Exercise 5: Create Your Own Arrangement (Level 3)
Section titled “Exercise 5: Create Your Own Arrangement (Level 3)”Take the chord chart for “Hallelujah” by Leonard Cohen:
| C | Am | C | Am || F | G | C | G || Am | F | G | Em || Am | F | G | E7 || F | Am | F | C G || C | G | C |Your task:
- Choose a LH accompaniment pattern that fits the song’s mood (arpeggio works well)
- Play through the entire chord chart, maintaining a consistent pattern
- Add the melody in the RH (by ear or from a lead sheet)
- Shape the dynamics: start quiet (verse), build to the chorus (“Hallelujah”), pull back for the next verse
This exercise integrates everything: chord reading, LH pattern creation, melody integration, and musical shaping.
CT-X9000IN Setup
Section titled “CT-X9000IN Setup”Since lead sheet playing spans all genres, your CT-X9000IN setup depends on the song:
| Song Style | Tone | Rhythm | Notes |
|---|---|---|---|
| Pop ballad | 001 Grand Piano or Layer (Piano + Strings) | None or 8-Beat Pop | Sustain pedal essential |
| Rock/pop uptempo | 005 Bright Piano | 8-Beat Rock or 16-Beat Pop | Touch Response: Medium |
| Jazz standard | 001 Grand Piano | Jazz Swing | See jazz handout for details |
| Worship/contemporary | Layer (Piano + Pad) | None | Space and sustain matter most |
| Bollywood | 001 Grand Piano or Indian tones | Keherwa or genre-specific | See Indian raga handout |
Registration Memory Tip: Save 2-3 lead sheet presets for quick style changes:
- “Lead Sheet - Ballad” (Grand Piano, no rhythm, reverb 3)
- “Lead Sheet - Pop” (Bright Piano, 8-Beat Pop, reverb 2)
- “Lead Sheet - Jazz” (Grand Piano, Jazz Swing rhythm, reverb 2)
Piece Suggestions
Section titled “Piece Suggestions”These songs are ideal for lead sheet practice because they have simple, well-known melodies and clear chord progressions:
| Piece | Artist | Key | Difficulty | Why This Piece |
|---|---|---|---|---|
| ”Yesterday” | The Beatles | F major | Grade 2 | Simple melody everyone knows; interesting chord movement with slash chords creating a descending bass line; teaches chord reading in a real musical context |
| ”Hallelujah” | Leonard Cohen | C major | Grade 2-3 | Arpeggiated accompaniment is natural and beautiful; longer form teaches sustaining a pattern through an entire song; builds arrangement skills |
| ”Kal Ho Naa Ho” | Shankar-Ehsaan-Loy | C major | Grade 2 | Beautiful Bollywood melody with accessible chords; practises lead sheet reading in an Indian context; meaningful for a student with Bollywood background |
Connection to Course Sessions
Section titled “Connection to Course Sessions”This handout complements the following intermediate course sessions:
- Session 19 (Lead Sheets & Chord Charts): The main session for this skill.
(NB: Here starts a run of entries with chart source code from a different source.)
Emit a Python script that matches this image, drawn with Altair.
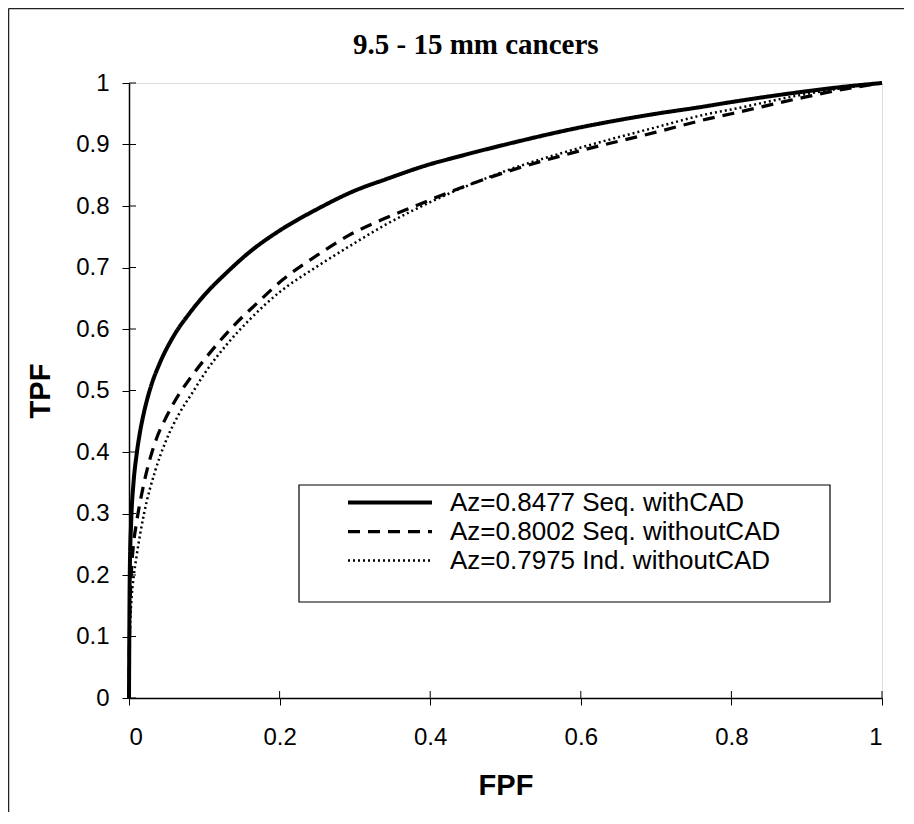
import altair as alt
import pandas as pd

# ---- data ----
title_text = "9.5 - 15 mm cancers"
series_names = ["Az=0.8477 Seq. withCAD", "Az=0.8002 Seq. withoutCAD", "Az=0.7975 Ind. withoutCAD"]

fpf_with = [0, 0.001, 0.003, 0.006, 0.01, 0.015, 0.02, 0.03, 0.04, 0.06, 0.08, 0.1, 0.13, 0.16,
            0.2, 0.25, 0.3, 0.34, 0.4, 0.43, 0.5, 0.6, 0.7, 0.76, 0.8, 0.89, 0.95, 1.0]
tpf_with = [0, 0.2, 0.29, 0.35, 0.395, 0.435, 0.465, 0.51, 0.542, 0.59, 0.625, 0.655, 0.692, 0.725,
            0.76, 0.795, 0.825, 0.843, 0.868, 0.878, 0.9, 0.928, 0.95, 0.961, 0.969, 0.985, 0.994, 1.0]

fpf_seq = [0, 0.001, 0.003, 0.006, 0.01, 0.02, 0.036, 0.05, 0.067, 0.08, 0.1, 0.138, 0.17, 0.204,
           0.25, 0.293, 0.34, 0.38, 0.41, 0.5, 0.6, 0.7, 0.77, 0.8, 0.89, 0.95, 1.0]
tpf_seq = [0, 0.13, 0.2, 0.25, 0.285, 0.35, 0.42, 0.458, 0.495, 0.518, 0.55, 0.604, 0.642, 0.68,
           0.72, 0.753, 0.78, 0.80, 0.815, 0.855, 0.89, 0.92, 0.942, 0.95, 0.975, 0.99, 1.0]

fpf_ind = [0, 0.001, 0.003, 0.006, 0.01, 0.02, 0.035, 0.049, 0.067, 0.085, 0.1, 0.13, 0.16, 0.2,
           0.249, 0.3, 0.337, 0.412, 0.5, 0.6, 0.7, 0.77, 0.8, 0.89, 0.95, 1.0]
tpf_ind = [0, 0.1, 0.155, 0.195, 0.23, 0.3, 0.37, 0.418, 0.463, 0.498, 0.527, 0.575, 0.615, 0.66,
           0.701, 0.74, 0.767, 0.813, 0.857, 0.895, 0.928, 0.95, 0.957, 0.98, 0.992, 1.0]

x_ticks = [0, 0.2, 0.4, 0.6, 0.8, 1.0]
y_ticks = [0, 0.1, 0.2, 0.3, 0.4, 0.5, 0.6, 0.7, 0.8, 0.9, 1.0]

rows = []
for name, xs, ys in [(series_names[0], fpf_with, tpf_with),
                     (series_names[1], fpf_seq, tpf_seq),
                     (series_names[2], fpf_ind, tpf_ind)]:
    for i, (x, y) in enumerate(zip(xs, ys)):
        rows.append({"series": name, "FPF": x, "TPF": y, "i": i})
df = pd.DataFrame(rows)

W, H = 753, 615
SANS = "Liberation Sans"
SERIF = "Liberation Serif"

dash_scale = alt.Scale(domain=series_names, range=[[1, 0], [12, 8], [2, 3]])
width_scale = alt.Scale(domain=series_names, range=[4, 2.5, 1])
xscale = alt.Scale(domain=[0, 1], nice=False, zero=False)
yscale = alt.Scale(domain=[0, 1], nice=False, zero=False)

lines = alt.Chart(df).mark_line(interpolate="monotone", color="black").encode(
    x=alt.X("FPF:Q", scale=xscale,
            axis=alt.Axis(values=x_ticks, format="~g", title="FPF", grid=False,
                          tickSize=7, tickColor="black", tickWidth=1,
                          domainColor="black", domainWidth=1.5,
                          labelFont=SANS, labelFontSize=24, labelColor="black",
                          labelBaseline="alphabetic", labelPadding=39,
                          titleFont=SANS, titleFontSize=29, titleFontWeight="bold",
                          titleColor="black", titleBaseline="alphabetic",
                          titleX=W / 2, titleY=96)),
    y=alt.Y("TPF:Q", scale=yscale,
            axis=alt.Axis(values=y_ticks, format="~g", title="TPF", grid=False,
                          tickSize=7, tickColor="black", tickWidth=1,
                          domainColor="black", domainWidth=1.5,
                          labelFont=SANS, labelFontSize=24, labelColor="black",
                          labelPadding=13,
                          titleFont=SANS, titleFontSize=29, titleFontWeight="bold",
                          titleColor="black", titleAngle=-90, titleAlign="center",
                          titleBaseline="middle", titleX=-89, titleY=H / 2)),
    strokeDash=alt.StrokeDash("series:N", scale=dash_scale, legend=None),
    strokeWidth=alt.StrokeWidth("series:N", scale=width_scale, legend=None),
    order="i:Q",
)

# inner half of the crossing tick marks
xt = pd.DataFrame({"v": x_ticks})
yt = pd.DataFrame({"v": y_ticks})
xtick_in = alt.Chart(xt).mark_rule(color="black", strokeWidth=1).encode(
    x="v:Q", y=alt.value(H - 7), y2=alt.value(H))
ytick_in = alt.Chart(yt).mark_rule(color="black", strokeWidth=1).encode(
    y="v:Q", x=alt.value(0), x2=alt.value(7))

# legend drawn as a boxed key
leg_df = pd.DataFrame({"series": series_names, "row": [0, 1, 2]})
leg_box = alt.Chart(pd.DataFrame({"a": [0]})).mark_rect(
    fill="white", stroke="black", strokeWidth=1.2).encode(
    x=alt.value(170), x2=alt.value(701), y=alt.value(402), y2=alt.value(519))
leg_base = alt.Chart(leg_df).transform_calculate(ly="419.5 + datum.row * 29")
leg_sym = leg_base.mark_rule(color="black").encode(
    y=alt.Y("ly:Q", scale=None), x=alt.value(219), x2=alt.value(303),
    strokeDash=alt.StrokeDash("series:N", scale=dash_scale, legend=None),
    strokeWidth=alt.StrokeWidth("series:N", scale=width_scale, legend=None))
leg_txt = leg_base.mark_text(align="left", baseline="middle", font=SANS, fontSize=26,
                             color="black").encode(
    y=alt.Y("ly:Q", scale=None), x=alt.value(321), text="series:N")

# title
title = alt.Chart(pd.DataFrame({"t": [title_text]})).mark_text(
    align="left", baseline="alphabetic", font=SERIF, fontSize=29, fontWeight="bold",
    color="black").encode(text="t:N", x=alt.value(224), y=alt.value(-29))

# page frame (top and left edges visible)
frame_top = alt.Chart(pd.DataFrame({"a": [0]})).mark_rule(color="#222", strokeWidth=1.5).encode(
    x=alt.value(-120.5), x2=alt.value(800), y=alt.value(-74.5))
frame_left = alt.Chart(pd.DataFrame({"a": [0]})).mark_rule(color="#222", strokeWidth=1.5).encode(
    x=alt.value(-120.5), y=alt.value(-74.5), y2=alt.value(800))

chart = alt.layer(frame_top, frame_left, title, lines, xtick_in, ytick_in,
                  leg_box, leg_sym, leg_txt).properties(
    width=W, height=H,
    padding={"left": 121, "top": 75, "right": 22, "bottom": 114},
    autosize=alt.AutoSizeParams(type="none"),
).configure_view(stroke="black", strokeWidth=1.5).configure(background="white")

chart.save("out.html", embed_options={"renderer": "svg", "actions": False})
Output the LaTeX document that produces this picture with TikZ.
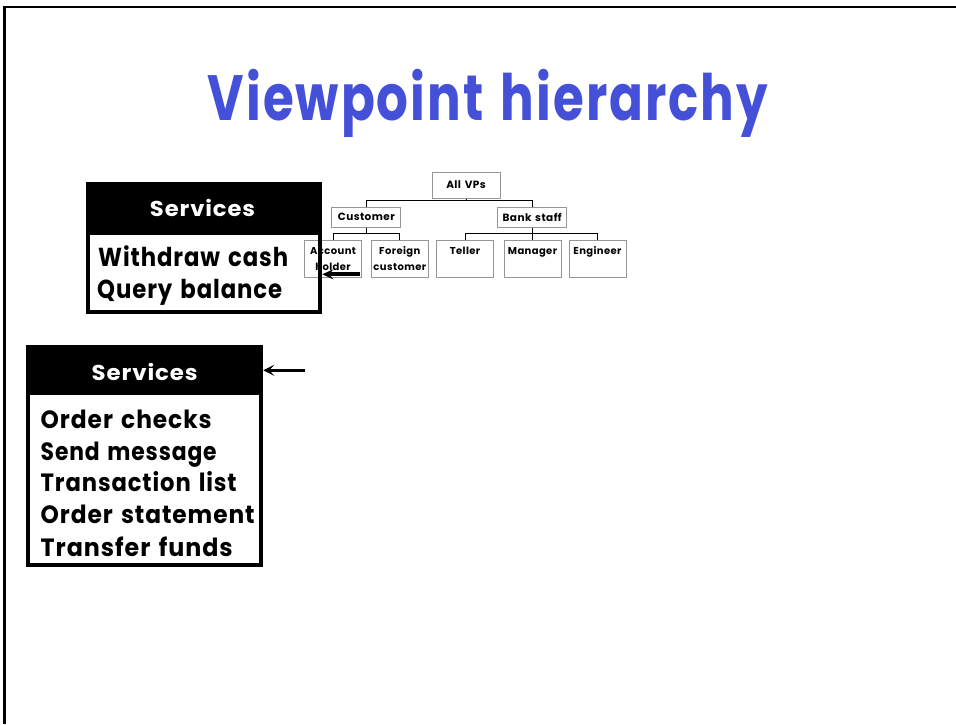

This handout provides the reference material and exercises that Session 19 builds upon. Read this handout BEFORE Session 19.
- Session 9 (Advanced Chord Progressions): Teaches the chord vocabulary (ii-V-I, circle of 5ths) that you’ll encounter in lead sheets. The chord symbol reading section above extends Session 9’s theory into practical notation.
- Session 6 (Seventh Chords): Introduces 7th chord construction. Lead sheets use 7th chord symbols extensively — this handout shows how to read them.
- Session 22-23 (Repertoire Workshops): At least one of your polished pieces should demonstrate the ability to play from a lead sheet rather than a fully written arrangement.
Reading lead sheets is a skill that separates students who can only play what’s written from musicians who can play anything. Start with simple progressions and patterns, then gradually add complexity. Within a few weeks of practice, you’ll be able to pick up any lead sheet and make music from it — and that’s a skill you’ll use for the rest of your playing life.